The Mitchell Institute invites you to watch our rollout for our newest policy paper: Beyond Pixie Dust: A Framework for Understanding and Developing Autonomy in Unmanned Aircraft by Heather Penney, Senior Resident Fellow, The Mitchell Institute for Aerospace Studies, and Maj Christopher Olsen, USAF, with Foreword by Lt Gen David Deptula, USAF (Ret.) They are joined by Jean-Charles Ledé, Commander’s Autonomy Technical Advisor at Air Force Research Laboratory (AFRL).
Nearly every vision, strategy, and flight plan the U.S. Air Force has released over the past decade identified next-generation unmanned aircraft, autonomy, and artificial intelligence as technologies that are critical to securing a decisive combat advantage in future battlespaces. The Air Force is now developing new operational concepts for teaming manned fighters and bombers with autonomous UAVs—called manned-unmanned teaming (MUM-T)—to perform strikes, counterair, electronic warfare, and other missions.
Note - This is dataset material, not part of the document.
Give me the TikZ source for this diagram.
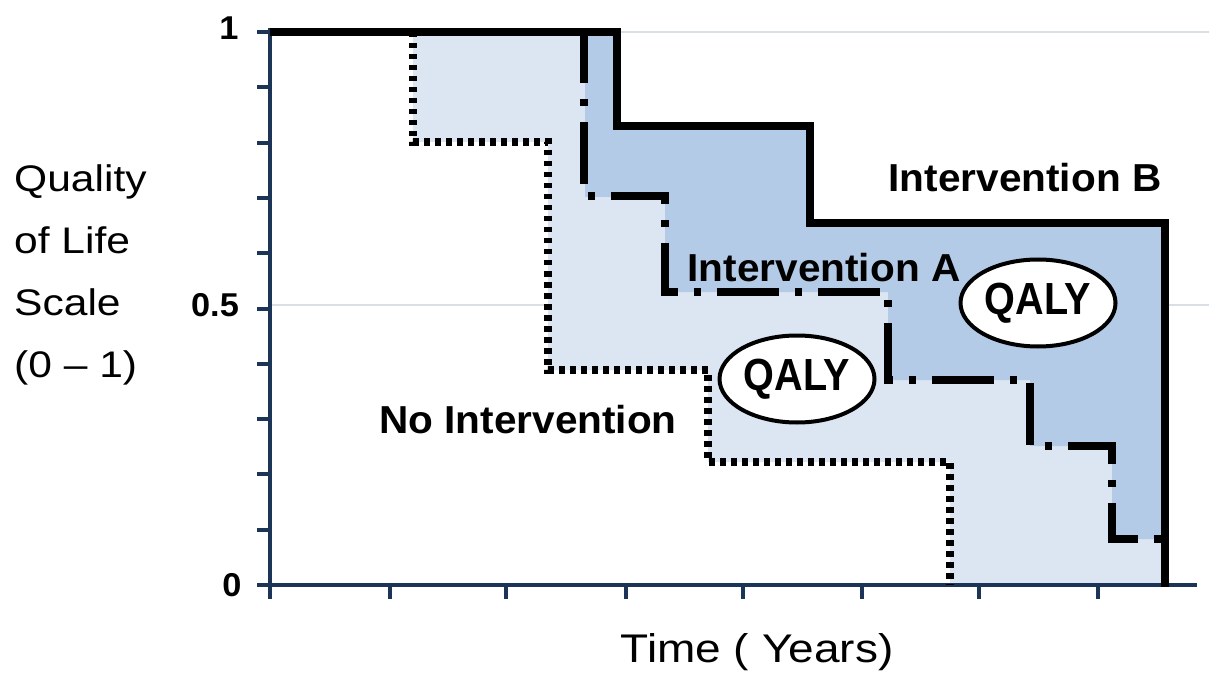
\documentclass[tikz,border=0pt]{standalone}
\usepackage{fontspec}
\setmainfont{Liberation Sans}[FakeStretch=1.15]
\newfontfamily\labelfont{Liberation Sans}[FakeStretch=1.04]
\newfontfamily\qalyfont{Liberation Sans}[FakeStretch=0.88]
\usetikzlibrary{shapes.geometric}
\definecolor{axisblue}{HTML}{1C3557}
\definecolor{fillA}{HTML}{DCE6F2}
\definecolor{fillB}{HTML}{B3CBE6}
\definecolor{gridgray}{HTML}{DADFE6}
\tikzset{
  axisline/.style={axisblue, line width=4.5pt},
  tickline/.style={axisblue, line width=4pt},
  gridline/.style={gridgray, line width=1.2pt},
  curveB/.style={black, line width=8.5pt},
  curveA/.style={black, line width=8.5pt, dash pattern=on 62pt off 16pt on 7pt off 16pt},
  curveN/.style={black, line width=7.5pt, dash pattern=on 5.5pt off 5.5pt},
  curvelabel/.style={font=\labelfont\bfseries\fontsize{39}{39}\selectfont, inner sep=0pt},
  ticklabel/.style={font=\labelfont\bfseries\fontsize{33}{33}\selectfont, inner sep=0pt},
  axistitle/.style={inner sep=0pt},
  qaly/.style={ellipse, draw, line width=4pt, fill=white, inner sep=0pt,
    font=\qalyfont\bfseries\fontsize{45}{45}\selectfont,
    minimum width=155pt, minimum height=87pt}
}
\begin{document}
\begin{tikzpicture}[x=1pt, y=-1pt]
\useasboundingbox (0,0) rectangle (1209,676);
\fill[white] (0,0) rectangle (1209,676);

% reference lines at 1 and 0.5
\draw[gridline] (270,32) -- (1209,32);
\draw[gridline] (270,305) -- (1209,305);

% area gained by intervention A over no intervention
\fill[fillA] (413,32) -- (585,32) -- (585,197) -- (665,197) -- (665,292) -- (888,292)
  -- (888,380) -- (1030,380) -- (1030,446) -- (1112,446) -- (1112,539) -- (1165,539)
  -- (1165,585) -- (950,585) -- (950,462) -- (708,462) -- (708,370) -- (548,370)
  -- (548,142) -- (413,142) -- cycle;
% area gained by intervention B over intervention A
\fill[fillB] (585,32) -- (617,32) -- (617,126) -- (810,126) -- (810,223) -- (1165,223)
  -- (1165,539) -- (1112,539) -- (1112,446) -- (1030,446) -- (1030,380) -- (888,380)
  -- (888,292) -- (665,292) -- (665,197) -- (585,197) -- cycle;

% axes
\draw[axisline] (270,28) -- (270,587);
\draw[axisline] (268,585) -- (1197,585);
\foreach \v in {0,1,...,10}
  \draw[tickline] (257,{585-55.3*\v}) -- (270,{585-55.3*\v});
\foreach \x in {270,390,506,626,743,862,979,1098}
  \draw[tickline] (\x,585) -- (\x,599);

% survival curves
\draw[curveN] (270,32) -- (413,32) -- (413,142) -- (548,142) -- (548,370) -- (708,370)
  -- (708,462) -- (950,462) -- (950,585);
\draw[curveA] (270,32) -- (584,32) -- (584,196) -- (665,196) -- (665,292) -- (888,292)
  -- (888,380) -- (1030,380) -- (1030,446) -- (1112,446) -- (1112,539) -- (1165,539)
  -- (1165,585);
\draw[curveB] (270,32) -- (617,32) -- (617,126) -- (810,126) -- (810,223) -- (1165,223)
  -- (1165,587);

% tick labels
\node[ticklabel] (y1) at (229,28) {1};
\node[ticklabel] (y05) at (215,305) {0.5};
\node[ticklabel] (y0) at (232,585) {0};

% axis titles
\node[axistitle, font=\fontsize{37}{62}\selectfont, align=left, anchor=west] (ytitle)
  at (14,275) {Quality\\of Life\\Scale\\(0 -- 1)};
\node[axistitle, font=\fontsize{40}{40}\selectfont] (xtitle) at (757,652) {Time ( Years)};

% curve labels
\node[curvelabel] (labB) at (1025,178) {Intervention B};
\node[curvelabel] (labA) at (824,268) {Intervention A};
\node[curvelabel] (labN) at (528,420) {No Intervention};

% QALY markers
\node[qaly] (qaly1) at (797,379) {QALY};
\node[qaly] (qaly2) at (1038,303) {QALY};
\end{tikzpicture}
\end{document}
Developing this capability is challenging given the disconnect that often exists between warfighters and engineers. Warfighters have a deep understanding of all tasks in the battlespace that could apply different levels of autonomy in theory. Engineers conversely understand better how to develop the specific algorithms and technologies to enable autonomy, but not how they apply in real-world battlespace applications.
A framework that represents both the warfighter and the engineer perspectives would provide a structure and common understanding for these two communities in creating autonomous systems that deliver needed capabilities. The Air Force needs this framework to better understand autonomous technologies and help guide the enterprise toward future AI-empowered U.S. operations.